- _What is required_: Leave the pictures out and retype the lines from the beginning through the line with "Chart.register(...registerables);", both ends included.

- _Recorded data_:
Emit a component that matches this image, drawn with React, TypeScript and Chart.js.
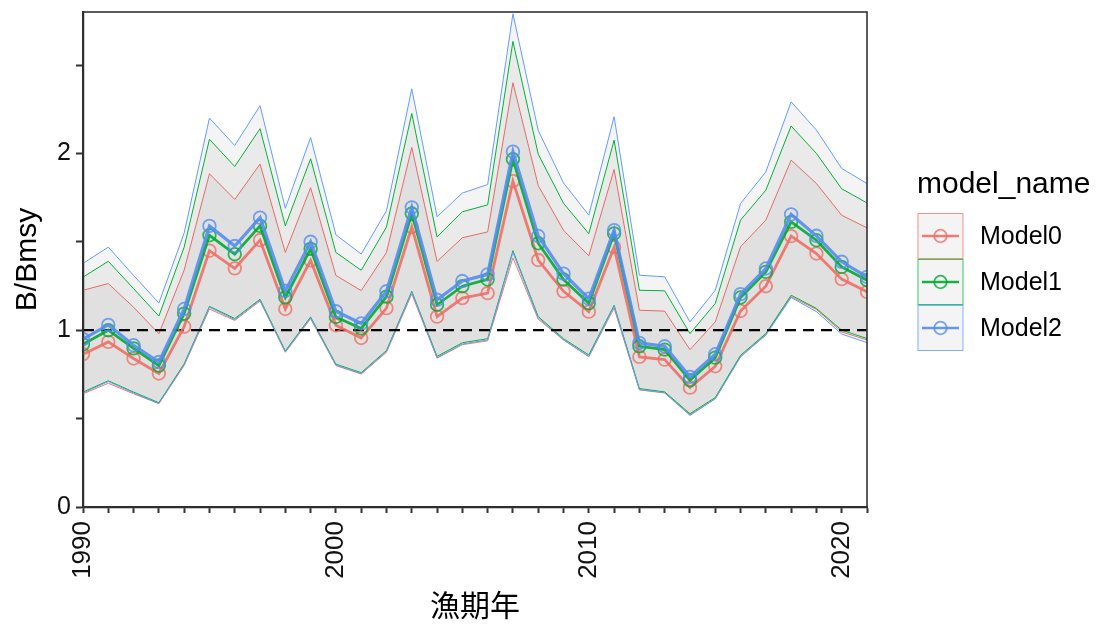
import React, { useEffect, useRef } from "react";
import { Chart, registerables } from "chart.js";

Chart.register(...registerables);

const years = [
  1990, 1991, 1992, 1993, 1994, 1995, 1996, 1997, 1998, 1999, 2000, 2001, 2002, 2003, 2004, 2005,
  2006, 2007, 2008, 2009, 2010, 2011, 2012, 2013, 2014, 2015, 2016, 2017, 2018, 2019, 2020, 2021,
];

const modelNames = ["Model0", "Model1", "Model2"];

const model0Mid = [
  0.864, 0.934, 0.84, 0.755, 1.02, 1.45, 1.35, 1.51, 1.12, 1.395, 1.028, 0.956, 1.125, 1.584, 1.077, 1.182,
  1.21, 1.843, 1.397, 1.22, 1.105, 1.47, 0.849, 0.834, 0.675, 0.796, 1.109, 1.249, 1.532, 1.434, 1.289, 1.217,
];
const model1Mid = [
  0.92, 1.0, 0.897, 0.8, 1.094, 1.537, 1.43, 1.59, 1.185, 1.46, 1.075, 1.01, 1.19, 1.66, 1.144, 1.249,
  1.287, 1.967, 1.492, 1.287, 1.153, 1.547, 0.909, 0.89, 0.717, 0.845, 1.185, 1.33, 1.613, 1.509, 1.358, 1.283,
];
const model2Mid = [
  0.95, 1.03, 0.915, 0.82, 1.12, 1.59, 1.476, 1.637, 1.222, 1.5, 1.107, 1.038, 1.22, 1.695, 1.172, 1.278,
  1.316, 2.01, 1.533, 1.32, 1.178, 1.566, 0.928, 0.909, 0.736, 0.864, 1.204, 1.349, 1.655, 1.534, 1.387, 1.302,
];

const model0Upper = [
  1.226, 1.264, 1.13, 0.98, 1.34, 1.885, 1.74, 1.94, 1.44, 1.806, 1.31, 1.224, 1.44, 2.034, 1.389, 1.523,
  1.556, 2.4, 1.818, 1.565, 1.421, 1.909, 1.113, 1.108, 0.89, 1.047, 1.472, 1.623, 1.962, 1.83, 1.65, 1.579,
];
const model1Upper = [
  1.3, 1.39, 1.235, 1.08, 1.47, 2.08, 1.926, 2.14, 1.59, 1.97, 1.44, 1.339, 1.584, 2.226, 1.527, 1.67,
  1.709, 2.634, 1.996, 1.718, 1.546, 2.075, 1.226, 1.223, 0.981, 1.151, 1.623, 1.792, 2.155, 2.0, 1.8, 1.72,
];
const model2Upper = [
  1.378, 1.47, 1.31, 1.154, 1.55, 2.2, 2.045, 2.27, 1.69, 2.09, 1.54, 1.431, 1.676, 2.366, 1.642, 1.776,
  1.824, 2.79, 2.13, 1.833, 1.651, 2.208, 1.311, 1.302, 1.047, 1.226, 1.717, 1.896, 2.292, 2.132, 1.915, 1.83,
];

const model0Lower = [
  0.64, 0.7, 0.64, 0.585, 0.8, 1.12, 1.055, 1.165, 0.875, 1.065, 0.8, 0.752, 0.875, 1.205, 0.842, 0.918,
  0.94, 1.41, 1.062, 0.945, 0.85, 1.125, 0.662, 0.645, 0.522, 0.612, 0.85, 0.975, 1.19, 1.118, 0.99, 0.945,
];
const model1Lower = [
  0.65, 0.714, 0.65, 0.59, 0.81, 1.135, 1.066, 1.175, 0.883, 1.075, 0.808, 0.76, 0.885, 1.22, 0.852, 0.929,
  0.952, 1.45, 1.077, 0.952, 0.86, 1.141, 0.67, 0.651, 0.528, 0.619, 0.858, 0.981, 1.198, 1.123, 1.0, 0.953,
];
const model2Lower = [
  0.645, 0.71, 0.645, 0.585, 0.805, 1.13, 1.06, 1.17, 0.878, 1.07, 0.803, 0.755, 0.88, 1.215, 0.845, 0.922,
  0.945, 1.44, 1.07, 0.945, 0.852, 1.135, 0.665, 0.646, 0.518, 0.612, 0.85, 0.972, 1.185, 1.105, 0.978, 0.93,
];

const referenceLevel = 1;
const xTickLabels = ["1990", "2000", "2010", "2020"];
const yTickLabels = ["0", "1", "2"];

const colors = ["rgba(248,118,109,1)", "rgba(0,186,56,1)", "rgba(97,156,255,1)"];
const lineColors = ["rgba(240,110,100,0.9)", "rgba(0,170,50,0.9)", "rgba(85,140,240,0.9)"];
const pointColors = ["rgba(240,110,100,0.8)", "rgba(0,170,50,0.8)", "rgba(85,140,240,0.8)"];
const ribbonFill = "rgba(0,0,0,0.042)";

const FONT = '"Liberation Sans", Arial, sans-serif';

const toPts = (vals: number[]) => vals.map((v, i) => ({ x: years[i], y: v }));

export default function App() {
  const ref = useRef<HTMLCanvasElement>(null);

  useEffect(() => {
    const canvas = ref.current!;
    const mids = [model0Mid, model1Mid, model2Mid];
    const uppers = [model0Upper, model1Upper, model2Upper];
    const lowers = [model0Lower, model1Lower, model2Lower];

    const datasets: any[] = [];
    for (let m = 0; m < 3; m++) {
      datasets.push({
        label: modelNames[m] + " upper",
        data: toPts(uppers[m]),
        borderColor: colors[m],
        borderWidth: 1,
        pointRadius: 0,
        fill: "+1",
        backgroundColor: ribbonFill,
        order: 100 - m * 2,
        tension: 0,
      });
      datasets.push({
        label: modelNames[m] + " lower",
        data: toPts(lowers[m]),
        borderColor: colors[m],
        borderWidth: 1,
        pointRadius: 0,
        fill: false,
        order: 99 - m * 2,
        tension: 0,
      });
    }
    datasets.push({
      label: "ref",
      data: [
        { x: years[0], y: referenceLevel },
        { x: years[years.length - 1], y: referenceLevel },
      ],
      borderColor: "#000",
      borderWidth: 2.2,
      borderDash: [11, 7],
      pointRadius: 0,
      fill: false,
      order: 50,
    });
    for (let m = 0; m < 3; m++) {
      datasets.push({
        label: modelNames[m],
        data: toPts(mids[m]),
        borderColor: lineColors[m],
        borderWidth: m === 2 ? 3.2 : 2.8,
        pointRadius: 6.3,
        pointBorderWidth: 1.8,
        pointBackgroundColor: "rgba(0,0,0,0)",
        pointBorderColor: pointColors[m],
        pointStyle: "circle",
        fill: false,
        order: 30 - m * 10,
        tension: 0,
      });
    }

    const decor = {
      id: "decor",
      afterDatasetsDraw(chart: any) {
        const ctx = chart.ctx as CanvasRenderingContext2D;
        const { left, top, right, bottom } = chart.chartArea;
        ctx.save();
        ctx.strokeStyle = "#333";
        ctx.lineWidth = 1.6;
        ctx.strokeRect(left, top, right - left, bottom - top);
        ctx.restore();
      },
      afterDraw(chart: any) {
        const ctx = chart.ctx as CanvasRenderingContext2D;
        const { left, top, right, bottom } = chart.chartArea;
        ctx.save();
        ctx.fillStyle = "#000";
        ctx.font = `30px ${FONT}`;
        ctx.textAlign = "center";
        ctx.textBaseline = "middle";
        ctx.translate(28, (top + bottom) / 2);
        ctx.rotate(-Math.PI / 2);
        ctx.fillText("B/Bmsy", 0, 0);
        ctx.setTransform(1, 0, 0, 1, 0, 0);
        ctx.font = `30px "Noto Sans CJK JP", sans-serif`;
        ctx.textAlign = "center";
        ctx.textBaseline = "middle";
        ctx.fillText("漁期年", (left + right) / 2, 605);

        ctx.font = `30px ${FONT}`;
        ctx.textAlign = "left";
        ctx.textBaseline = "alphabetic";
        ctx.fillText("model_name", 917, 193);
        const boxX = 918;
        const boxS = 45;
        for (let m = 0; m < 3; m++) {
          const by = 213.5 + m * 46;
          ctx.fillStyle = "#fff";
          ctx.fillRect(boxX, by, boxS, boxS);
          ctx.fillStyle = ribbonFill;
          ctx.fillRect(boxX, by, boxS, boxS);
          ctx.strokeStyle = colors[m];
          ctx.lineWidth = 1;
          ctx.globalAlpha = 0.8;
          ctx.strokeRect(boxX, by, boxS, boxS);
          ctx.globalAlpha = 1;
          const cy = by + boxS / 2;
          ctx.strokeStyle = lineColors[m];
          ctx.lineWidth = 2.6;
          ctx.beginPath();
          ctx.moveTo(boxX + 4, cy);
          ctx.lineTo(boxX + boxS - 4, cy);
          ctx.stroke();
          ctx.strokeStyle = pointColors[m];
          ctx.lineWidth = 1.8;
          ctx.beginPath();
          ctx.arc(boxX + boxS / 2, cy, 6.3, 0, Math.PI * 2);
          ctx.stroke();
          ctx.fillStyle = "#000";
          ctx.font = `25px ${FONT}`;
          ctx.textBaseline = "middle";
          ctx.fillText(modelNames[m], 980, cy + 1);
        }
        ctx.restore();
      },
    };

    const chart = new Chart(canvas, {
      type: "line",
      data: { datasets },
      options: {
        animation: false,
        responsive: false,
        maintainAspectRatio: false,
        devicePixelRatio: 1,
        layout: { padding: { left: 0, top: 12, right: 240, bottom: 0 } },
        plugins: {
          legend: { display: false },
          tooltip: { enabled: false },
          filler: { propagate: false },
        },
        scales: {
          x: {
            type: "linear",
            position: "bottom",
            min: years[0],
            max: years[years.length - 1],
            afterFit: (s: any) => {
              s.height = 117;
              s.paddingLeft = 0;
              s.paddingRight = 0;
            },
            ticks: {
              stepSize: 1,
              autoSkip: false,
              maxRotation: 90,
              minRotation: 90,
              padding: 8,
              color: "#111",
              font: { family: FONT, size: 26 },
              callback: (v: any) => (xTickLabels.includes(String(v)) ? String(v) : ""),
            },
            grid: {
              display: true,
              drawOnChartArea: false,
              drawTicks: true,
              tickLength: 6,
              tickColor: "#333",
              tickWidth: 2,
            },
            border: { display: true, color: "#222", width: 2.2 },
          },
          y: {
            type: "linear",
            min: 0,
            max: 2.8,
            afterFit: (s: any) => {
              s.width = 83;
              s.paddingTop = 0;
              s.paddingBottom = 0;
            },
            ticks: {
              stepSize: 0.5,
              includeBounds: false,
              padding: 5,
              color: "#111",
              font: { family: FONT, size: 25 },
              callback: (v: any) => (yTickLabels.includes(String(v)) ? String(v) : ""),
            },
            grid: {
              display: true,
              drawOnChartArea: false,
              drawTicks: true,
              tickLength: 7,
              tickColor: "#333",
              tickWidth: 2,
            },
            border: { display: true, color: "#222", width: 2.2 },
          },
        },
      } as any,
      plugins: [decor],
    });
    return () => chart.destroy();
  }, []);

  return (
    <div style={{ position: "absolute", left: 0, top: 0, width: 1107, height: 624, background: "#fff" }}>
      <canvas ref={ref} width={1107} height={624} style={{ display: "block", width: 1107, height: 624 }} />
    </div>
  );
}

- _Solution_:
Emit a component that matches this image, drawn with React, TypeScript and Chart.js.
import React, { useEffect, useRef } from "react";
import { Chart, registerables } from "chart.js";

Chart.register(...registerables);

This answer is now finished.